Of Childrens’ Books and Dirty Cartoons 

A conversation with Harry Bliss

by Matt SullivanA conversation with Harry Bliss.

Scene: Simpsons creator Matt Groening once said, “Cartooning is for people who can’t quite draw and can’t quite write.” Any truth in that?

Bliss: No, that’s bullshit—and I love Matt Groening. I mean, I could draw circles around some of the best artists that I know. I’ve taken writing classes. I think if I applied myself I could be a really good writer.

Scene: What’s the major difference between drawing a cartoon and creating a cover for The New Yorker?

Bliss: When I’m doing a cover, I’m thinking that this is going to be on a newsstand. So some element has to pop off the shelf. Pretty much everything else is the same. It’s all about ideas. My last cover was more like a social commentary where these people were looking at an abstract painting, and they were photographing it with their digital camera as opposed to actually looking at the painting.

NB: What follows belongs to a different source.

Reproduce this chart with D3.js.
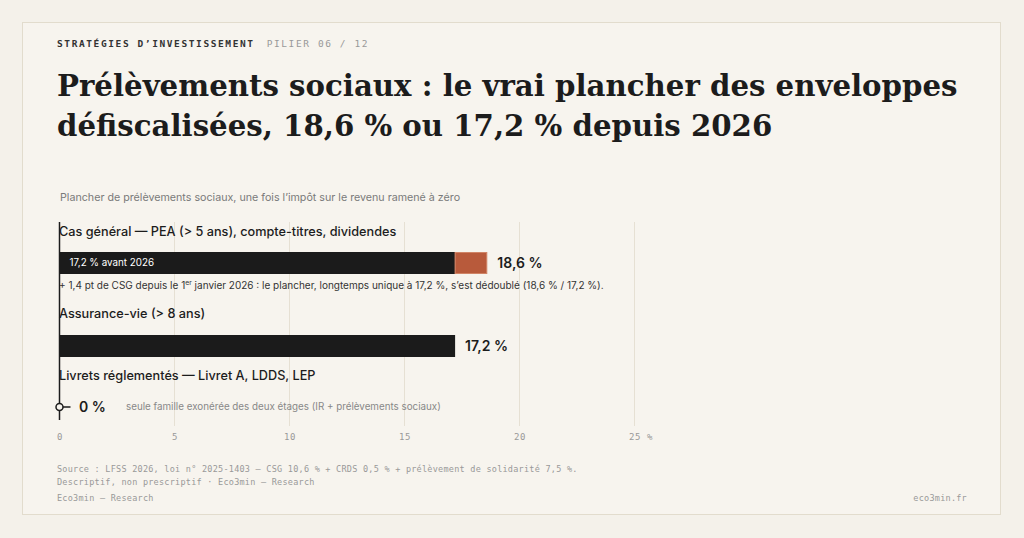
<!DOCTYPE html>
<html><head><meta charset="utf-8">
<script src="https://cdn.jsdelivr.net/npm/d3@7"></script>
<style>
html,body{margin:0;padding:0;background:#f4f1ea;}
svg{display:block;}
</style></head>
<body>
<svg id="c" width="1024" height="538"></svg>
<script>
const categories = ["Cas général — PEA (> 5 ans), compte-titres, dividendes","Assurance-vie (> 8 ans)","Livrets réglementés — Livret A, LDDS, LEP"];
const baseValues = [17.2, 17.2, 0];
const csgIncrease = [1.4, 0, 0];
const totalLabels = ["18,6 %","17,2 %","0 %"];
const tickValues = [0,5,10,15,20,25];
const tickLabels = ["0","5","10","15","20","25 %"];

const svg = d3.select("#c");
const sans = "Inter, 'Noto Sans', sans-serif";
const mono = "'DejaVu Sans Mono', 'Liberation Mono', monospace";
const serif = "'DejaVu Serif', 'Liberation Serif', serif";

svg.append("rect").attr("x",22.5).attr("y",22.5).attr("width",978).attr("height",492)
  .attr("fill","#f7f4ee").attr("stroke","#e2dccd");

// header
const h = svg.append("text").attr("x",57).attr("y",47).attr("font-family",mono).attr("font-size",9.5).attr("letter-spacing",1.6);
h.append("tspan").attr("font-weight","bold").attr("fill","#333").text("STRATÉGIES D’INVESTISSEMENT");
h.append("tspan").attr("fill","#999").attr("dx",12).text("PILIER 06 / 12");

const titleLines = ["Prélèvements sociaux : le vrai plancher des enveloppes","défiscalisées, 18,6 % ou 17,2 % depuis 2026"];
const t1 = svg.append("text").attr("x",57).attr("y",96).attr("font-family",serif).attr("font-weight","bold").attr("font-size",32).attr("fill","#1c1c1c").text(titleLines[0]);
const len = t1.node().getComputedTextLength();
const fs = 32*901/len;
t1.attr("font-size",fs);
svg.append("text").attr("x",57).attr("y",136).attr("font-family",serif).attr("font-weight","bold").attr("font-size",fs).attr("fill","#1c1c1c").text(titleLines[1]);

svg.append("text").attr("x",60).attr("y",201).attr("font-family",sans).attr("font-size",10.7).attr("fill","#7a7a7a")
  .text("Plancher de prélèvements sociaux, une fois l’impôt sur le revenu ramené à zéro");

const x = d3.scaleLinear().domain([0,25]).range([59.5,634.5]);

// gridlines
svg.append("g").selectAll("line").data(tickValues.slice(1)).join("line")
  .attr("x1",d=>x(d)).attr("x2",d=>x(d)).attr("y1",222).attr("y2",426)
  .attr("stroke","#e6e0d3").attr("stroke-width",1);

// axis ticks
const ax = svg.append("g").attr("transform","translate(0,426)")
  .call(d3.axisBottom(x).tickValues(tickValues).tickFormat((d,i)=>tickLabels[i]).tickSize(0).tickPadding(8));
ax.select(".domain").remove();
ax.selectAll("text").attr("font-family",mono).attr("font-size",9).attr("letter-spacing",0.6).attr("fill","#999");
ax.selectAll("text").filter(d=>d===25).attr("text-anchor","start").attr("dx",-6);

const labelY = [236, 318, 380];
const barY = [252, 335];
const barH = 22;

categories.forEach((c,i)=>{
  svg.append("text").attr("x",59).attr("y",labelY[i]).attr("font-family",sans).attr("font-size",12.7).attr("font-weight",500).attr("fill","#1c1c1c").text(c);
});

// bars
[0,1].forEach(i=>{
  svg.append("rect").attr("x",x(0)).attr("y",barY[i]).attr("width",x(baseValues[i])-x(0)).attr("height",barH).attr("fill","#1b1b1b");
  if (csgIncrease[i]>0) {
    svg.append("rect").attr("x",x(baseValues[i])).attr("y",barY[i]+0.5).attr("width",x(baseValues[i]+csgIncrease[i])-x(baseValues[i])-0.5).attr("height",barH-1)
      .attr("fill","#b85a3b").attr("stroke","#d08466").attr("stroke-width",1);
  }
  svg.append("text").attr("x",x(baseValues[i]+csgIncrease[i])+10).attr("y",barY[i]+barH/2).attr("dy","0.35em")
    .attr("font-family",sans).attr("font-size",14).attr("font-weight",600).attr("fill","#1c1c1c").text(totalLabels[i]);
});
svg.append("text").attr("x",x(0)+10).attr("y",barY[0]+barH/2).attr("dy","0.35em").attr("font-family",sans).attr("font-size",9.8).attr("fill","#fff").text("17,2 % avant 2026");

// annotation
const an = svg.append("text").attr("x",59).attr("y",289).attr("font-family",sans).attr("font-size",10).attr("fill","#333");
an.append("tspan").text("+ 1,4 pt de CSG depuis le 1");
an.append("tspan").attr("font-size",6.8).attr("dy",-4).text("er");
an.append("tspan").attr("dy",4).text(" janvier 2026 : le plancher, longtemps unique à 17,2 %, s’est dédoublé (18,6 % / 17,2 %).");

// left axis line
svg.append("line").attr("x1",x(0)).attr("x2",x(0)).attr("y1",222).attr("y2",420).attr("stroke","#1c1c1c").attr("stroke-width",1.5);

// zero marker
const zy = 407;
svg.append("line").attr("x1",x(baseValues[2])).attr("x2",x(0)+11).attr("y1",zy).attr("y2",zy).attr("stroke","#1c1c1c").attr("stroke-width",1.5);
svg.append("circle").attr("cx",x(baseValues[2])).attr("cy",zy).attr("r",3.5).attr("fill","#f7f4ee").attr("stroke","#1c1c1c").attr("stroke-width",1.5);
svg.append("text").attr("x",79).attr("y",zy).attr("dy","0.35em").attr("font-family",sans).attr("font-size",14).attr("font-weight",600).attr("fill","#1c1c1c").text(totalLabels[2]);
svg.append("text").attr("x",126).attr("y",zy).attr("dy","0.35em").attr("font-family",sans).attr("font-size",9.8).attr("fill","#888").text("seule famille exonérée des deux étages (IR + prélèvements sociaux)");

// footer
const foot = [["Source : LFSS 2026, loi n° 2025-1403 — CSG 10,6 % + CRDS 0,5 % + prélèvement de solidarité 7,5 %.",472],["Descriptif, non prescriptif · Eco3min — Research",485],["Eco3min — Research",501]];
foot.forEach(f=>svg.append("text").attr("x",57).attr("y",f[1]).attr("font-family",mono).attr("font-size",8.5).attr("letter-spacing",0.25).attr("fill","#999").text(f[0]));
svg.append("text").attr("x",967).attr("y",501).attr("text-anchor","end").attr("font-family",mono).attr("font-size",8.5).attr("letter-spacing",0.25).attr("fill","#999").text("eco3min.fr");
</script>
</body></html>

Scene: I read that Peter Jackson bought the original of your King Kong cover.

Bliss: Well, he wanted to buy the original art, but I gave that to my brother Charlie. But he did buy a pretty tight color sketch from me.

Scene: Would you consider buying his movie?

Bliss: No, all I asked in return was, of course, some dough, and I wanted him to send me a signed photograph of all the cast and crew from King Kong. He did, which was cool.

Scene: I’ve noticed that many of the same themes and scenarios occur in your work. Death and snuggling come to mind. Do you have an idea and write quite a few cartoons with that same scenario, turning them in over the course of a few months?

Bliss: Not really. Generally I start cartooning by drawing. I look at the blank square, and a lot of times I’ll just start drawing. I’ll draw a dog and then I’ll draw the guy walking the dog. Then I’ll draw a fence. Then there’s a guy on the other side of the fence walking, or he’s cutting the grass. So I kind of draw the scene and then imagine these characters. It’s almost like we just dropped in on this still frame of their lives. And then I’ll start to think about the caption.

Scene: And all that snuggling?

Bliss: Yes, well, it’s all about my relationships with women.

Scene: Do you consider yourself an anti-snugglist?

Bliss: I just think the word “snuggle” is funny. But in a past relationship I’d catch hell for not snuggling in, you know, post-coital activity. And now I’m a big snuggler. My girlfriend now is like, “Get off me.” And that’s after sex. “Get off me. Come on, I’ve got stuff to do.”

Scene: Your syndicated one-panel cartoon, BLISS, and the ones published in The New Yorker can sometimes get a little adult, even borderline racy. But you’ve also won awards illustrating children’s books. What do you think the children’s book world would think of your dark side?

Bliss: Well it’s funny you should mention it because I just came from a talk to about 150 independent booksellers. They sell my children’s books. That’s how they know me. Eighty-five percent of the images they saw today were syndicated cartoons and New Yorker cartoons, basically some pretty racy stuff, and they were fucking howling. They loved it. I think there’s a strong tradition in the children’s book world of artists/writers who do both. William Steig’s a perfect example. He was a cartoonist for, God, 75 years or more for The New Yorker, and he’s a children’s book artist who’s just as much loved in the kid’s book world.

Scene: In your most recent children’s book series with Doreen Cronin—Diary of a Worm, Diary of a Spider, Diary of a Fly—do you feel lucky that something like a minotaur isn’t keeping a diary?

Bliss: Yeah, Diary of a Horse would suck.

Scene: While you’re touring to promote this latest book, do you still work on syndicated cartoons?

Bliss: I get a lot of ideas in airports. As soon as we get off the phone I’m going to start cartooning because I have five hours to kill, so I’m just going to hang out, order room service and cartoon for the next four or five hours. I get a lot of work done this way.

Scene: You have a BLISS collection called Death by Laughter to be published next year, and Christopher Guest wrote the introduction. What’s your favorite Guest film?

Bliss: You can’t beat Spinal Tap, man. Oh no, that’s Rob Reiner; [Guest] just wrote on it. Best in Show is great too. He’s just a really funny filmmaker. I really like the way he works. It’s not all that dissimilar from the way that I cartoon.

Scene: Each week The New Yorker runs a cartoon caption contest: the picture is provided, and readers submit captions. Any tips for winning?

Bliss: I would stay away from puns altogether. I think the best captions are the captions that aren’t obvious. I would tell people to just write a ton of them, and leave it alone for a day and come back to it.